EXERCISE DESCRIPTION: Print the listing in its entirety and exactly, leaving out images.

%%

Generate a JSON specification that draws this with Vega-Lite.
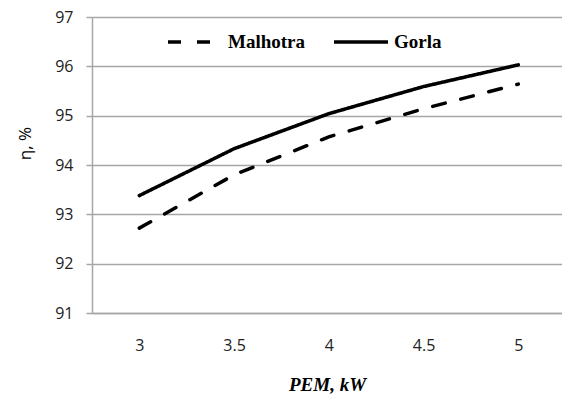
{
  "$schema": "https://vega.github.io/schema/vega-lite/v6.json",
  "width": 470,
  "height": 296,
  "autosize": {"type": "none"},
  "padding": {"left": 92, "top": 17, "right": 0, "bottom": 83},
  "background": "white",
  "config": {"view": {"stroke": null}},
  "data": {
    "values": [
      {"p": "3", "model": "Malhotra", "eta": 92.72},
      {"p": "3.5", "model": "Malhotra", "eta": 93.8},
      {"p": "4", "model": "Malhotra", "eta": 94.57},
      {"p": "4.5", "model": "Malhotra", "eta": 95.14},
      {"p": "5", "model": "Malhotra", "eta": 95.64},
      {"p": "3", "model": "Gorla", "eta": 93.38},
      {"p": "3.5", "model": "Gorla", "eta": 94.33},
      {"p": "4", "model": "Gorla", "eta": 95.04},
      {"p": "4.5", "model": "Gorla", "eta": 95.59},
      {"p": "5", "model": "Gorla", "eta": 96.03}
    ]
  },
  "mark": {"type": "line", "strokeWidth": 3.5, "color": "black", "strokeCap": "round"},
  "encoding": {
    "x": {
      "field": "p",
      "type": "ordinal",
      "sort": null,
      "scale": {"type": "point", "padding": 0.48, "align": 0.52},
      "axis": {
        "title": "PEM, kW",
        "titleFont": "Liberation Serif",
        "titleFontWeight": "bold",
        "titleFontStyle": "italic",
        "titleFontSize": 19,
        "titleColor": "black",
        "titlePadding": 22,
        "labelFont": "Open Sans",
        "labelFontSize": 16,
        "labelColor": "#222",
        "labelAngle": 0,
        "labelPadding": 24,
        "ticks": false,
        "tickSize": 0,
        "domainColor": "#a6a6a6",
        "domainWidth": 1.5,
        "grid": false
      }
    },
    "y": {
      "field": "eta",
      "type": "quantitative",
      "scale": {"domain": [91, 97], "zero": false, "nice": false},
      "axis": {
        "title": "η, %",
        "values": [91, 92, 93, 94, 95, 96, 97],
        "titleFont": "Open Sans",
        "titleFontWeight": "normal",
        "titleFontSize": 17,
        "titleColor": "black",
        "titlePadding": 20,
        "titleY": 126,
        "labelFont": "Open Sans",
        "labelFontSize": 16,
        "labelColor": "#222",
        "labelPadding": 13,
        "tickSize": 6,
        "tickColor": "#a6a6a6",
        "tickWidth": 1.5,
        "domainColor": "#a6a6a6",
        "domainWidth": 1.5,
        "grid": true,
        "gridColor": "#a6a6a6",
        "gridWidth": 1.5
      }
    },
    "strokeDash": {
      "field": "model",
      "type": "nominal",
      "scale": {"domain": ["Malhotra", "Gorla"], "range": [[13, 16], [1, 0]]},
      "legend": {
        "title": null,
        "orient": "none",
        "direction": "horizontal",
        "legendX": 74,
        "legendY": -4,
        "symbolType": "stroke",
        "symbolSize": 2916,
        "symbolStrokeWidth": 3.5,
        "symbolStrokeColor": "black",
        "labelFont": "Liberation Serif",
        "labelFontWeight": "bold",
        "labelFontSize": 19,
        "labelColor": "black",
        "labelOffset": 4,
        "columnPadding": 21
      }
    }
  }
}
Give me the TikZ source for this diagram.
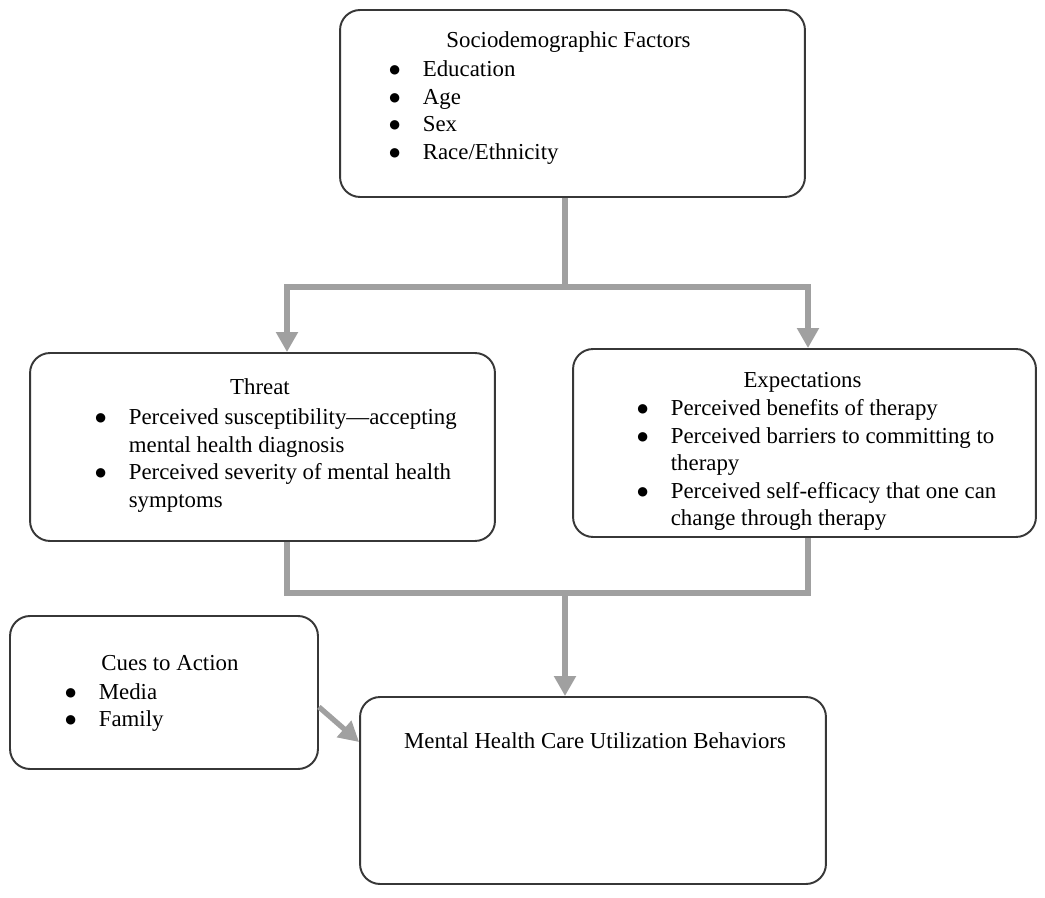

%%

TASK SOLUTION:
Generate a JSON specification that draws this with Vega-Lite.
{
  "$schema": "https://vega.github.io/schema/vega-lite/v6.json",
  "width": 470,
  "height": 296,
  "autosize": {"type": "none"},
  "padding": {"left": 92, "top": 17, "right": 0, "bottom": 83},
  "background": "white",
  "config": {"view": {"stroke": null}},
  "data": {
    "values": [
      {"p": "3", "model": "Malhotra", "eta": 92.72},
      {"p": "3.5", "model": "Malhotra", "eta": 93.8},
      {"p": "4", "model": "Malhotra", "eta": 94.57},
      {"p": "4.5", "model": "Malhotra", "eta": 95.14},
      {"p": "5", "model": "Malhotra", "eta": 95.64},
      {"p": "3", "model": "Gorla", "eta": 93.38},
      {"p": "3.5", "model": "Gorla", "eta": 94.33},
      {"p": "4", "model": "Gorla", "eta": 95.04},
      {"p": "4.5", "model": "Gorla", "eta": 95.59},
      {"p": "5", "model": "Gorla", "eta": 96.03}
    ]
  },
  "mark": {"type": "line", "strokeWidth": 3.5, "color": "black", "strokeCap": "round"},
  "encoding": {
    "x": {
      "field": "p",
      "type": "ordinal",
      "sort": null,
      "scale": {"type": "point", "padding": 0.48, "align": 0.52},
      "axis": {
        "title": "PEM, kW",
        "titleFont": "Liberation Serif",
        "titleFontWeight": "bold",
        "titleFontStyle": "italic",
        "titleFontSize": 19,
        "titleColor": "black",
        "titlePadding": 22,
        "labelFont": "Open Sans",
        "labelFontSize": 16,
        "labelColor": "#222",
        "labelAngle": 0,
        "labelPadding": 24,
        "ticks": false,
        "tickSize": 0,
        "domainColor": "#a6a6a6",
        "domainWidth": 1.5,
        "grid": false
      }
    },
    "y": {
      "field": "eta",
      "type": "quantitative",
      "scale": {"domain": [91, 97], "zero": false, "nice": false},
      "axis": {
        "title": "η, %",
        "values": [91, 92, 93, 94, 95, 96, 97],
        "titleFont": "Open Sans",
        "titleFontWeight": "normal",
        "titleFontSize": 17,
        "titleColor": "black",
        "titlePadding": 20,
        "titleY": 126,
        "labelFont": "Open Sans",
        "labelFontSize": 16,
        "labelColor": "#222",
        "labelPadding": 13,
        "tickSize": 6,
        "tickColor": "#a6a6a6",
        "tickWidth": 1.5,
        "domainColor": "#a6a6a6",
        "domainWidth": 1.5,
        "grid": true,
        "gridColor": "#a6a6a6",
        "gridWidth": 1.5
      }
    },
    "strokeDash": {
      "field": "model",
      "type": "nominal",
      "scale": {"domain": ["Malhotra", "Gorla"], "range": [[13, 16], [1, 0]]},
      "legend": {
        "title": null,
        "orient": "none",
        "direction": "horizontal",
        "legendX": 74,
        "legendY": -4,
        "symbolType": "stroke",
        "symbolSize": 2916,
        "symbolStrokeWidth": 3.5,
        "symbolStrokeColor": "black",
        "labelFont": "Liberation Serif",
        "labelFontWeight": "bold",
        "labelFontSize": 19,
        "labelColor": "black",
        "labelOffset": 4,
        "columnPadding": 21
      }
    }
  }
}
Give me the TikZ source for this diagram.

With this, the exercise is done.